TASK TO COMPLETE
Produce an exact copy of all the data below, dropping every image.

DATASET EXCERPT
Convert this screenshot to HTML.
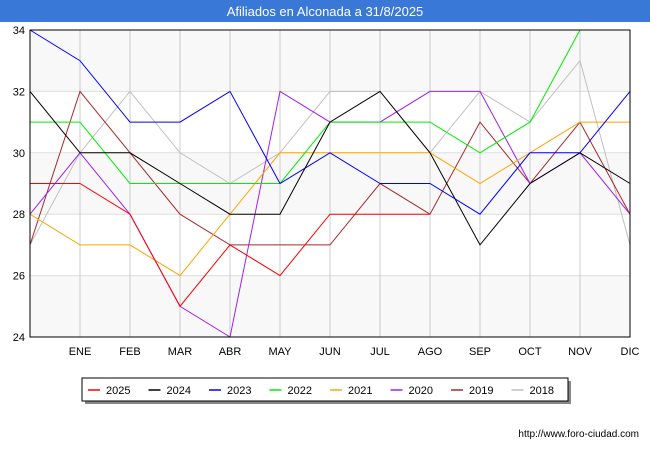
<!DOCTYPE html>
<html><head><meta charset="utf-8"><style>
body{margin:0;background:#fff;font-family:"Liberation Sans",sans-serif}
</style></head><body>
<svg width="650" height="450" xmlns="http://www.w3.org/2000/svg" font-family="Liberation Sans, sans-serif">
<rect x="0" y="0" width="650" height="22" fill="#3a78d8"/>
<text x="325" y="16" text-anchor="middle" fill="#fff" font-size="13">Afiliados en Alconada a 31/8/2025</text>
<g id="plot"></g>
<g id="legend"></g>
<text x="639" y="437" text-anchor="end" font-size="10" fill="#000">http://www.foro-ciudad.com</text>
</svg>
<script>
const months=["ENE","FEB","MAR","ABR","MAY","JUN","JUL","AGO","SEP","OCT","NOV","DIC"];
const yTicks=[24,26,28,30,32,34];
const seriesNames=["2025","2024","2023","2022","2021","2020","2019","2018"];
const colors=["#ff0000","#000000","#0000ff","#00ee00","#ffa500","#a020f0","#a52a2a","#c0c0c0"];
const s2025=[29,29,28,25,27,26,28,28,28];
const s2024=[32,30,30,29,28,28,31,32,30,27,29,30,29];
const s2023=[34,33,31,31,32,29,30,29,29,28,30,30,32];
const s2022=[31,31,29,29,29,29,31,31,31,30,31,34];
const s2021=[28,27,27,26,28,30,30,30,30,29,30,31,31];
const s2020=[28,30,28,25,24,32,31,31,32,32,29,30,28];
const s2019=[27,32,30,28,27,27,27,29,28,31,29,31,28];
const s2018=[27,30,32,30,29,30,32,32,30,32,31,33,27];
const allSeries=[s2025,s2024,s2023,s2022,s2021,s2020,s2019,s2018];
const NS="http://www.w3.org/2000/svg";
const L=30,R=630,T=30,B=337,yMin=24,yMax=34;
const xs=i=>L+(R-L)*i/12;
const ys=v=>B-(v-yMin)/(yMax-yMin)*(B-T);
const plot=document.getElementById('plot');
function mk(t,a,p){const e=document.createElementNS(NS,t);for(const k in a)e.setAttribute(k,a[k]);(p||plot).appendChild(e);return e;}
for(let i=0;i<yTicks.length-1;i++){
 if(i%2===0){const r=mk('rect',{x:L,y:ys(yTicks[i+1]),width:R-L,height:ys(yTicks[i])-ys(yTicks[i+1]),fill:'#f8f8f8'});
 
 }
}
yTicks.forEach(v=>{
 const l=mk('line',{x1:L,x2:R,y1:ys(v),y2:ys(v),stroke:'#dddddd'});
 
 
 const t=mk('text',{x:L-5,y:ys(v)+4,'text-anchor':'end','font-size':11});
 t.textContent=v;
 
 
});
months.forEach((m,i)=>{
 const x=xs(i+1);
 const l=mk('line',{x1:x,x2:x,y1:T,y2:B,stroke:'#cccccc'});
 
 
 const t=mk('text',{x:x,y:355,'text-anchor':'middle','font-size':11});
 t.textContent=m;
 
 
});
for(let k=allSeries.length-1;k>=0;k--){
 const d=allSeries[k].map((v,i)=>xs(i)+','+ys(v)).join(' ');
 const p=mk('polyline',{points:d,fill:'none',stroke:colors[k],'stroke-width':1});
 
 
}
const fr=mk('rect',{x:L,y:T,width:R-L,height:B-T,fill:'none',stroke:'#000'});


const lg=document.getElementById('legend');
const sh=mk('rect',{x:85,y:381,width:486,height:23,fill:'#888'},lg);


const lb=mk('rect',{x:82,y:378,width:486,height:23,fill:'#fff',stroke:'#000'},lg);


seriesNames.forEach((n,i)=>{
 const x0=88+i*60.5;
 const g=mk('g',{},lg);
 
 
 mk('line',{x1:x0,x2:x0+12,y1:390,y2:390,stroke:colors[i],'stroke-width':1.5},g);
 const t=mk('text',{x:x0+18,y:394,'font-size':11},g);
 t.textContent=n;
});
</script>
</body></html>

COMPLETE RESPONSE
Convert this screenshot to HTML.
<!DOCTYPE html>
<html><head><meta charset="utf-8"><style>
body{margin:0;background:#fff;font-family:"Liberation Sans",sans-serif}
</style></head><body>
<svg width="650" height="450" xmlns="http://www.w3.org/2000/svg" font-family="Liberation Sans, sans-serif">
<rect x="0" y="0" width="650" height="22" fill="#3a78d8"/>
<text x="325" y="16" text-anchor="middle" fill="#fff" font-size="13">Afiliados en Alconada a 31/8/2025</text>
<g id="plot"></g>
<g id="legend"></g>
<text x="639" y="437" text-anchor="end" font-size="10" fill="#000">http://www.foro-ciudad.com</text>
</svg>
<script>
const months=["ENE","FEB","MAR","ABR","MAY","JUN","JUL","AGO","SEP","OCT","NOV","DIC"];
const yTicks=[24,26,28,30,32,34];
const seriesNames=["2025","2024","2023","2022","2021","2020","2019","2018"];
const colors=["#ff0000","#000000","#0000ff","#00ee00","#ffa500","#a020f0","#a52a2a","#c0c0c0"];
const s2025=[29,29,28,25,27,26,28,28,28];
const s2024=[32,30,30,29,28,28,31,32,30,27,29,30,29];
const s2023=[34,33,31,31,32,29,30,29,29,28,30,30,32];
const s2022=[31,31,29,29,29,29,31,31,31,30,31,34];
const s2021=[28,27,27,26,28,30,30,30,30,29,30,31,31];
const s2020=[28,30,28,25,24,32,31,31,32,32,29,30,28];
const s2019=[27,32,30,28,27,27,27,29,28,31,29,31,28];
const s2018=[27,30,32,30,29,30,32,32,30,32,31,33,27];
const allSeries=[s2025,s2024,s2023,s2022,s2021,s2020,s2019,s2018];
const NS="http://www.w3.org/2000/svg";
const L=30,R=630,T=30,B=337,yMin=24,yMax=34;
const xs=i=>L+(R-L)*i/12;
const ys=v=>B-(v-yMin)/(yMax-yMin)*(B-T);
const plot=document.getElementById('plot');
function mk(t,a,p){const e=document.createElementNS(NS,t);for(const k in a)e.setAttribute(k,a[k]);(p||plot).appendChild(e);return e;}
for(let i=0;i<yTicks.length-1;i++){
 if(i%2===0){const r=mk('rect',{x:L,y:ys(yTicks[i+1]),width:R-L,height:ys(yTicks[i])-ys(yTicks[i+1]),fill:'#f8f8f8'});
 
 }
}
yTicks.forEach(v=>{
 const l=mk('line',{x1:L,x2:R,y1:ys(v),y2:ys(v),stroke:'#dddddd'});
 
 
 const t=mk('text',{x:L-5,y:ys(v)+4,'text-anchor':'end','font-size':11});
 t.textContent=v;
 
 
});
months.forEach((m,i)=>{
 const x=xs(i+1);
 const l=mk('line',{x1:x,x2:x,y1:T,y2:B,stroke:'#cccccc'});
 
 
 const t=mk('text',{x:x,y:355,'text-anchor':'middle','font-size':11});
 t.textContent=m;
 
 
});
for(let k=allSeries.length-1;k>=0;k--){
 const d=allSeries[k].map((v,i)=>xs(i)+','+ys(v)).join(' ');
 const p=mk('polyline',{points:d,fill:'none',stroke:colors[k],'stroke-width':1});
 
 
}
const fr=mk('rect',{x:L,y:T,width:R-L,height:B-T,fill:'none',stroke:'#000'});


const lg=document.getElementById('legend');
const sh=mk('rect',{x:85,y:381,width:486,height:23,fill:'#888'},lg);


const lb=mk('rect',{x:82,y:378,width:486,height:23,fill:'#fff',stroke:'#000'},lg);


seriesNames.forEach((n,i)=>{
 const x0=88+i*60.5;
 const g=mk('g',{},lg);
 
 
 mk('line',{x1:x0,x2:x0+12,y1:390,y2:390,stroke:colors[i],'stroke-width':1.5},g);
 const t=mk('text',{x:x0+18,y:394,'font-size':11},g);
 t.textContent=n;
});
</script>
</body></html>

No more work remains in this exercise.